Entries with chart source code:
:::::

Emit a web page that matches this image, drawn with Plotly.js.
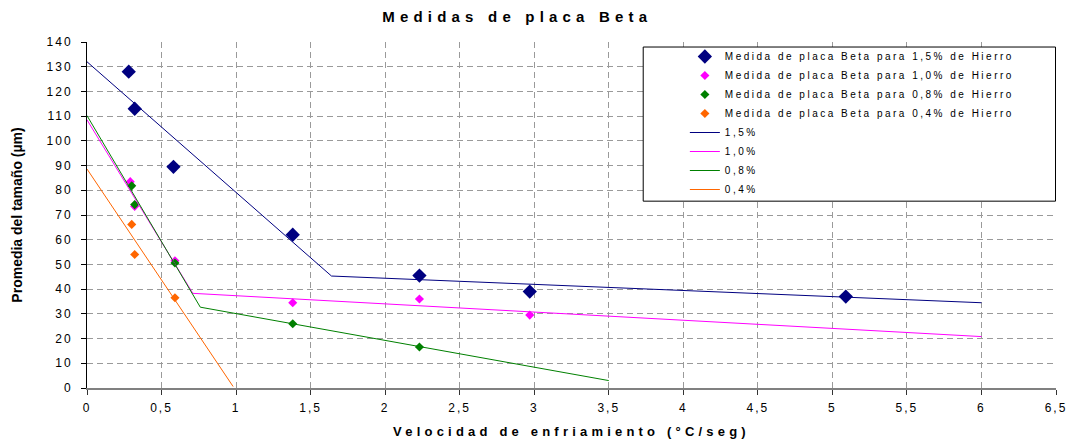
<!DOCTYPE html>
<html>
<head>
<meta charset="utf-8">
<script src="https://cdn.plot.ly/plotly-3.0.1.min.js"></script>
<style>
  html, body { margin: 0; padding: 0; background: #fff; }
  #chart { width: 1071px; height: 443px; }
  .gtitle { letter-spacing: 5.2px; }
  .xtitle { letter-spacing: 4.2px; }
  .legendtext { letter-spacing: 2.5px; }
  .xtick text, .ytick text { letter-spacing: 2px; }
</style>
</head>
<body>
<div id="chart"></div>
<script>
// Measured points
const x15 = [0.28, 0.32, 0.58, 1.38, 2.23, 2.97, 5.09];
const y15 = [128, 113, 89.5, 62, 45.5, 39, 37];
const x10 = [0.29, 0.32, 0.59, 1.38, 2.23, 2.97];
const y10 = [83.5, 73.5, 51.5, 34.5, 36, 29.5];
const x08 = [0.30, 0.32, 0.59, 1.38, 2.23];
const y08 = [81.8, 74.2, 50.6, 26, 16.6];
const x04 = [0.30, 0.32, 0.59];
const y04 = [66.2, 54, 36.5];

// Trend lines
const l15x = [0, 1.64, 6];    const l15y = [132, 45.3, 34.5];
const l10x = [0, 0.71, 6];    const l10y = [108.5, 38.3, 20.8];
const l08x = [0, 0.76, 3.5];  const l08y = [110.2, 32.7, 3];
const l04x = [0, 0.98];       const l04y = [88.6, 0.6];

const pointNames = [
  'Medida de placa Beta para 1,5% de Hierro',
  'Medida de placa Beta para 1,0% de Hierro',
  'Medida de placa Beta para 0,8% de Hierro',
  'Medida de placa Beta para 0,4% de Hierro'
];
const lineNames = ['1,5%', '1,0%', '0,8%', '0,4%'];
const colors = ['#000080', '#FF00FF', '#008000', '#FF6600'];

const FONT = 'Liberation Sans, Arial, sans-serif';

const ptX = [x15, x10, x08, x04], ptY = [y15, y10, y08, y04];
const lnX = [l15x, l10x, l08x, l04x], lnY = [l15y, l10y, l08y, l04y];
const sizes = [11, 7, 7, 7];

const traces = [];
for (let i = 0; i < 4; i++) {
  traces.push({
    type: 'scatter', mode: 'markers', name: pointNames[i],
    x: ptX[i], y: ptY[i],
    marker: { symbol: 'diamond', size: sizes[i], color: colors[i] }
  });
}
for (let i = 0; i < 4; i++) {
  traces.push({
    type: 'scatter', mode: 'lines', name: lineNames[i],
    x: lnX[i], y: lnY[i],
    line: { color: colors[i], width: 1 }
  });
}

const layout = {
  width: 1071, height: 443,
  margin: { l: 87, r: 15, t: 42, b: 55 },
  paper_bgcolor: '#fff', plot_bgcolor: '#fff',
  separators: ', ',
  font: { family: FONT, size: 12, color: '#000' },
  title: {
    text: '<b>Medidas de placa Beta</b>',
    font: { family: FONT, size: 15, color: '#000' },
    x: 0.483, xref: 'container', xanchor: 'center',
    y: 0.962, yref: 'container', yanchor: 'middle'
  },
  xaxis: {
    range: [0, 6.5], dtick: 0.5, tick0: 0,
    showline: true, linecolor: '#808080', linewidth: 2,
    ticks: 'outside', ticklen: 5, tickcolor: '#333', tickwidth: 1,
    showgrid: true, gridcolor: '#9a9a9a', griddash: '6px,4px', gridwidth: 1,
    zeroline: false,
    tickfont: { family: FONT, size: 12, color: '#000' },
    ticklabelstandoff: 3,
    title: { text: '<b>Velocidad de enfriamiento (°C/seg)</b>', font: { family: FONT, size: 13, color: '#000' }, standoff: 12 }
  },
  yaxis: {
    range: [0, 140], dtick: 10, tick0: 0,
    showline: true, linecolor: '#000', linewidth: 1,
    ticks: 'outside', ticklen: 5, tickcolor: '#000', tickwidth: 1,
    showgrid: true, gridcolor: '#9a9a9a', griddash: '6px,4px', gridwidth: 1,
    zeroline: false,
    tickfont: { family: FONT, size: 12, color: '#000' },
    ticklabelstandoff: 6,
    title: { text: '<b>Promedia del tamaño (µm)</b>', font: { family: FONT, size: 14, color: '#000' }, standoff: 20 }
  },
  showlegend: true,
  legend: {
    x: 0.617, xanchor: 'left', y: 1.0, yanchor: 'top',
    bgcolor: 'rgba(0,0,0,0)', borderwidth: 0,
    font: { family: FONT, size: 10, color: '#000' },
    traceorder: 'normal', itemwidth: 30
  },
  shapes: [{
    type: 'rect', xref: 'paper', yref: 'paper', layer: 'above',
    x0: 0.574, x1: 0.9995, y0: 0.54, y1: 0.9855,
    line: { color: '#000', width: 1 }, fillcolor: '#fff'
  }]
};

Plotly.newPlot('chart', traces, layout, { displayModeBar: false, staticPlot: true });
</script>
</body>
</html>
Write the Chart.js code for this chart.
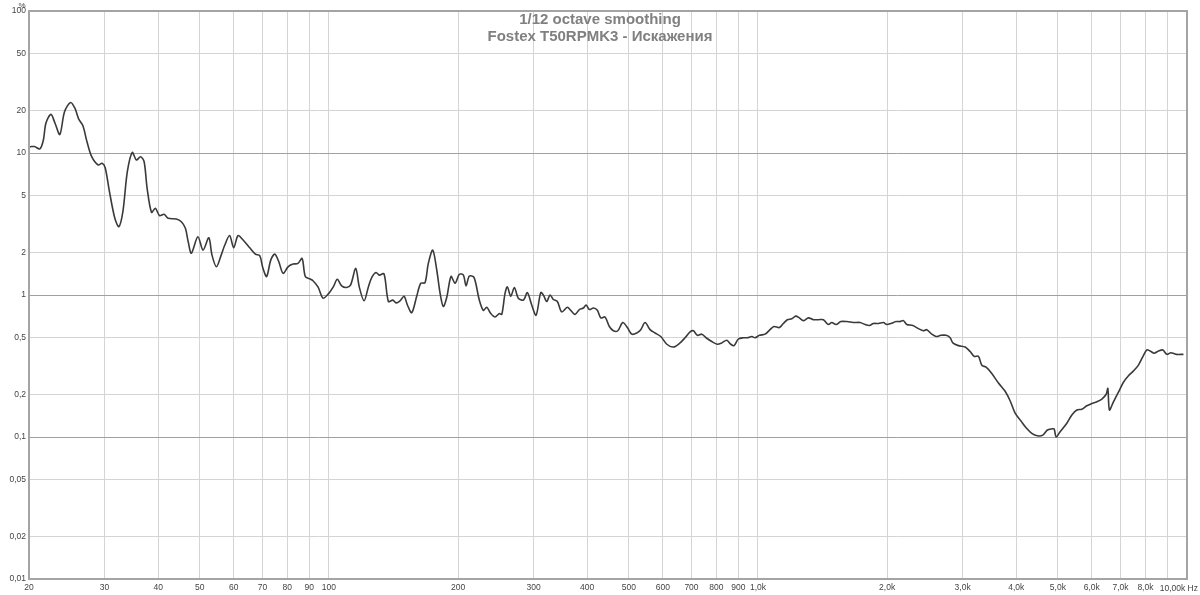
<!DOCTYPE html>
<html>
<head>
<meta charset="utf-8">
<script src="https://cdn.jsdelivr.net/npm/chart.js@4"></script>
<style>
  html, body { margin: 0; padding: 0; background: #fff; }
  canvas { display: block; }
</style>
</head>
<body>
<canvas id="distortion" width="1200" height="595"></canvas>
<script>
// THD curve (Hz / %)
const bassFreq = [20.0, 20.25, 20.6, 21.2, 21.6, 21.9, 22.5, 23.0, 23.6, 24.2,
  25.0, 25.6, 26.1, 26.7, 27.3, 28.0, 29.0, 29.6, 30.1, 30.8,
  31.7, 32.4, 33.1, 33.9, 34.8, 35.6, 36.4, 37.1, 37.7, 38.6,
  39.4, 40.3, 41.3, 42.2, 44.1, 45.3, 46.3, 47.0, 47.8, 49.5,
  50.9, 52.5, 53.4, 54.7, 56.1, 57.2, 58.7, 60.0, 61.4, 63.1,
  65.4, 67.4, 69.0, 70.2, 71.6, 73.2, 74.8, 76.4, 78.2, 80.3,
  82.5, 84.7, 86.6, 88.1, 90.2, 91.8, 94.3, 96.9, 99.5];
const bassVal = [11.0, 11.1, 11.1, 10.7, 12.3, 16.2, 18.7, 16.2, 13.5, 19.5,
  22.7, 20.6, 17.4, 15.6, 12.0, 9.42, 8.23, 8.46, 7.88, 5.34,
  3.47, 3.03, 3.86, 7.38, 10.1, 8.93, 9.42, 8.68, 5.64, 3.82,
  4.08, 3.62, 3.70, 3.47, 3.43, 3.28, 2.95, 2.37, 1.97, 2.57,
  2.07, 2.53, 1.91, 1.58, 1.91, 2.25, 2.62, 2.15, 2.62, 2.44,
  2.15, 1.94, 1.89, 1.54, 1.35, 1.76, 1.94, 1.72, 1.42, 1.58,
  1.65, 1.67, 1.81, 1.35, 1.30, 1.26, 1.14, 0.95, 1.01];

const midFreq = [102.4, 104.6, 107.1, 110.0, 112.4, 115.5, 117.7, 120.8, 123.6, 125.9,
  128.8, 131.1, 134.4, 137.6, 140.9, 143.4, 146.5, 149.7, 152.4, 156.0,
  160.2, 163.7, 167.5, 170.5, 174.6, 178.4, 181.6, 184.8, 188.2, 192.6,
  196.8, 201.4, 205.8, 208.8, 212.5, 217.9, 224.2, 229.1, 233.3, 238.4,
  243.9, 249.6, 252.9, 257.4, 260.6, 265.4, 270.6, 276.4, 284.0, 290.1,
  297.0, 304.0, 311.7, 316.1, 321.9, 327.7, 333.6, 340.8, 348.9, 359.6,
  366.2, 374.8, 383.5, 391.8, 397.6, 404.7, 413.4, 422.4, 430.2, 440.2,
  450.5, 460.3, 471.3, 484.1, 496.2, 508.1, 521.9, 533.2, 545.7, 560.5,
  575.7, 593.6, 613.1, 635.2, 658.4, 676.3, 694.7, 707.1, 722.5, 739.7,
  757.0, 780.5, 804.3, 823.5, 845.9, 864.3, 879.7, 900.3, 924.8, 944.8,
  967.4, 984.7];
const midVal = [1.14, 1.29, 1.16, 1.13, 1.18, 1.54, 1.14, 0.91, 1.14, 1.33,
  1.44, 1.38, 1.41, 0.90, 0.92, 0.88, 0.91, 0.98, 0.85, 0.75,
  0.98, 1.21, 1.22, 1.67, 2.07, 1.50, 1.03, 0.83, 0.96, 1.35,
  1.21, 1.40, 1.38, 1.16, 1.36, 1.33, 0.92, 0.78, 0.82, 0.74,
  0.70, 0.74, 0.73, 1.03, 1.14, 0.98, 1.13, 0.95, 0.92, 1.04,
  0.85, 0.72, 1.04, 1.00, 0.90, 1.00, 0.93, 0.90, 0.76, 0.82,
  0.78, 0.73, 0.79, 0.81, 0.85, 0.79, 0.81, 0.78, 0.69, 0.70,
  0.60, 0.56, 0.56, 0.64, 0.59, 0.53, 0.54, 0.57, 0.64, 0.57,
  0.54, 0.51, 0.45, 0.43, 0.46, 0.50, 0.55, 0.56, 0.52, 0.53,
  0.50, 0.47, 0.45, 0.46, 0.48, 0.45, 0.44, 0.49, 0.50, 0.50,
  0.51, 0.50];

const highFreq = [1008, 1039, 1067, 1090, 1122, 1146, 1171, 1199, 1225, 1249,
  1276, 1311, 1347, 1383, 1421, 1459, 1486, 1521, 1560, 1611,
  1669, 1730, 1777, 1819, 1858, 1909, 1961, 1997, 2040, 2099,
  2144, 2183, 2223, 2296, 2366, 2430, 2475, 2542, 2602, 2668,
  2745, 2805, 2846, 2932, 3040, 3123, 3190, 3265, 3325, 3403,
  3508, 3635, 3768, 3870, 3976, 4099, 4217, 4348, 4481, 4613,
  4728, 4841, 4901, 4954, 5062, 5247, 5390, 5537, 5687, 5842,
  6001, 6164, 6332, 6480, 6539, 6595, 6739, 6922, 7110, 7304,
  7502, 7706, 7891, 8062, 8206, 8384, 8580, 8785, 8975, 9170,
  9435, 9812];
const highVal = [0.52, 0.53, 0.57, 0.60, 0.59, 0.63, 0.67, 0.68, 0.71, 0.69,
  0.66, 0.69, 0.67, 0.67, 0.67, 0.62, 0.64, 0.62, 0.65, 0.65,
  0.64, 0.64, 0.62, 0.61, 0.63, 0.63, 0.64, 0.62, 0.63, 0.65,
  0.65, 0.66, 0.62, 0.61, 0.58, 0.56, 0.57, 0.53, 0.51, 0.52,
  0.52, 0.50, 0.46, 0.44, 0.43, 0.40, 0.37, 0.37, 0.32, 0.31,
  0.28, 0.24, 0.21, 0.18, 0.147, 0.130, 0.116, 0.106, 0.102, 0.103,
  0.112, 0.114, 0.114, 0.100, 0.109, 0.125, 0.143, 0.155, 0.157, 0.166,
  0.172, 0.177, 0.185, 0.200, 0.220, 0.155, 0.177, 0.207, 0.243, 0.270,
  0.292, 0.321, 0.368, 0.410, 0.403, 0.389, 0.403, 0.410, 0.382, 0.392,
  0.382, 0.382];

const xTicks = [20, 30, 40, 50, 60, 70, 80, 90, 100, 200, 300, 400, 500, 600, 700, 800, 900,
  1000, 2000, 3000, 4000, 5000, 6000, 7000, 8000, 9000, 10000];
const yTicks = [100, 50, 20, 10, 5, 2, 1, 0.5, 0.2, 0.1, 0.05, 0.02, 0.01];
const titleLines = ["1/12 octave smoothing", "Fostex T50RPMK3 - Искажения"];

const freqs = bassFreq.concat(midFreq, highFreq);
const vals = bassVal.concat(midVal, highVal);
const points = freqs.map((f, i) => ({ x: f, y: vals[i] }));

const tickFont = { family: "'Liberation Sans', Arial, sans-serif", size: 8.5 };

const xLabel = (v) => {
  if (v >= 9000) return "";
  if (v >= 1000) return (v / 1000) + ",0k";
  return String(v);
};

const decorations = {
  id: "decorations",
  afterDraw(chart) {
    const { ctx, chartArea: a } = chart;
    ctx.save();
    // plot frame
    ctx.strokeStyle = "#a4a4a4";
    ctx.lineWidth = 2;
    ctx.strokeRect(a.left, a.top, a.right - a.left, a.bottom - a.top);
    // titles
    ctx.fillStyle = "#808080";
    ctx.font = "bold 15px 'Liberation Sans', Arial, sans-serif";
    ctx.textAlign = "center";
    ctx.textBaseline = "alphabetic";
    ctx.fillText(titleLines[0], 600, 24);
    ctx.fillText(titleLines[1], 600, 41);
    // units
    ctx.fillStyle = "#444";
    ctx.font = "8px 'Liberation Sans', Arial, sans-serif";
    ctx.textAlign = "center";
    ctx.fillText("%", 22, 8);
    ctx.font = "8.5px 'Liberation Sans', Arial, sans-serif";
    ctx.textAlign = "right";
    ctx.fillText("10,00k Hz", 1198, 591);
    ctx.restore();
  }
};

window.distortionChart = new Chart(document.getElementById("distortion"), {
  type: "line",
  data: {
    datasets: [
      {
        data: points,
        borderColor: "#3a3a3a",
        borderWidth: 1.6,
        pointRadius: 0,
        tension: 0.3,
        fill: false,
      },
    ],
  },
  options: {
    responsive: false,
    animation: false,
    layout: { padding: { top: 11, right: 13, left: 0, bottom: 0 } },
    plugins: { legend: { display: false }, tooltip: { enabled: false } },
    scales: {
      x: {
        type: "logarithmic",
        min: 20,
        max: 10000,
        afterBuildTicks: (s) => { s.ticks = xTicks.map((v) => ({ value: v })); },
        afterFit: (s) => { s.height = 16; },
        border: { display: false },
        grid: { color: "#d4d4d4", drawTicks: false },
        ticks: {
          autoSkip: false,
          maxRotation: 0,
          padding: 4,
          color: "#444",
          font: tickFont,
          callback: (v) => xLabel(v),
        },
      },
      y: {
        type: "logarithmic",
        min: 0.01,
        max: 100,
        afterBuildTicks: (s) => { s.ticks = yTicks.map((v) => ({ value: v })); },
        afterFit: (s) => { s.width = 29; },
        border: { display: false },
        grid: {
          color: (c) => ([10, 1, 0.1].includes(c.tick.value) ? "#a0a0a0" : "#d4d4d4"),
          drawTicks: false,
        },
        ticks: {
          autoSkip: false,
          padding: 3,
          color: "#444",
          font: tickFont,
          callback: (v) => String(v).replace(".", ","),
        },
      },
    },
  },
  plugins: [decorations],
});
</script>
</body>
</html>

:::::

Look at the listing and set down only the lines from its start through the line with "const sizes = [11, 7, 7, 7];", word for word and without pictures.

Emit a web page that matches this image, drawn with Plotly.js.
<!DOCTYPE html>
<html>
<head>
<meta charset="utf-8">
<script src="https://cdn.plot.ly/plotly-3.0.1.min.js"></script>
<style>
  html, body { margin: 0; padding: 0; background: #fff; }
  #chart { width: 1071px; height: 443px; }
  .gtitle { letter-spacing: 5.2px; }
  .xtitle { letter-spacing: 4.2px; }
  .legendtext { letter-spacing: 2.5px; }
  .xtick text, .ytick text { letter-spacing: 2px; }
</style>
</head>
<body>
<div id="chart"></div>
<script>
// Measured points
const x15 = [0.28, 0.32, 0.58, 1.38, 2.23, 2.97, 5.09];
const y15 = [128, 113, 89.5, 62, 45.5, 39, 37];
const x10 = [0.29, 0.32, 0.59, 1.38, 2.23, 2.97];
const y10 = [83.5, 73.5, 51.5, 34.5, 36, 29.5];
const x08 = [0.30, 0.32, 0.59, 1.38, 2.23];
const y08 = [81.8, 74.2, 50.6, 26, 16.6];
const x04 = [0.30, 0.32, 0.59];
const y04 = [66.2, 54, 36.5];

// Trend lines
const l15x = [0, 1.64, 6];    const l15y = [132, 45.3, 34.5];
const l10x = [0, 0.71, 6];    const l10y = [108.5, 38.3, 20.8];
const l08x = [0, 0.76, 3.5];  const l08y = [110.2, 32.7, 3];
const l04x = [0, 0.98];       const l04y = [88.6, 0.6];

const pointNames = [
  'Medida de placa Beta para 1,5% de Hierro',
  'Medida de placa Beta para 1,0% de Hierro',
  'Medida de placa Beta para 0,8% de Hierro',
  'Medida de placa Beta para 0,4% de Hierro'
];
const lineNames = ['1,5%', '1,0%', '0,8%', '0,4%'];
const colors = ['#000080', '#FF00FF', '#008000', '#FF6600'];

const FONT = 'Liberation Sans, Arial, sans-serif';

const ptX = [x15, x10, x08, x04], ptY = [y15, y10, y08, y04];
const lnX = [l15x, l10x, l08x, l04x], lnY = [l15y, l10y, l08y, l04y];
const sizes = [11, 7, 7, 7];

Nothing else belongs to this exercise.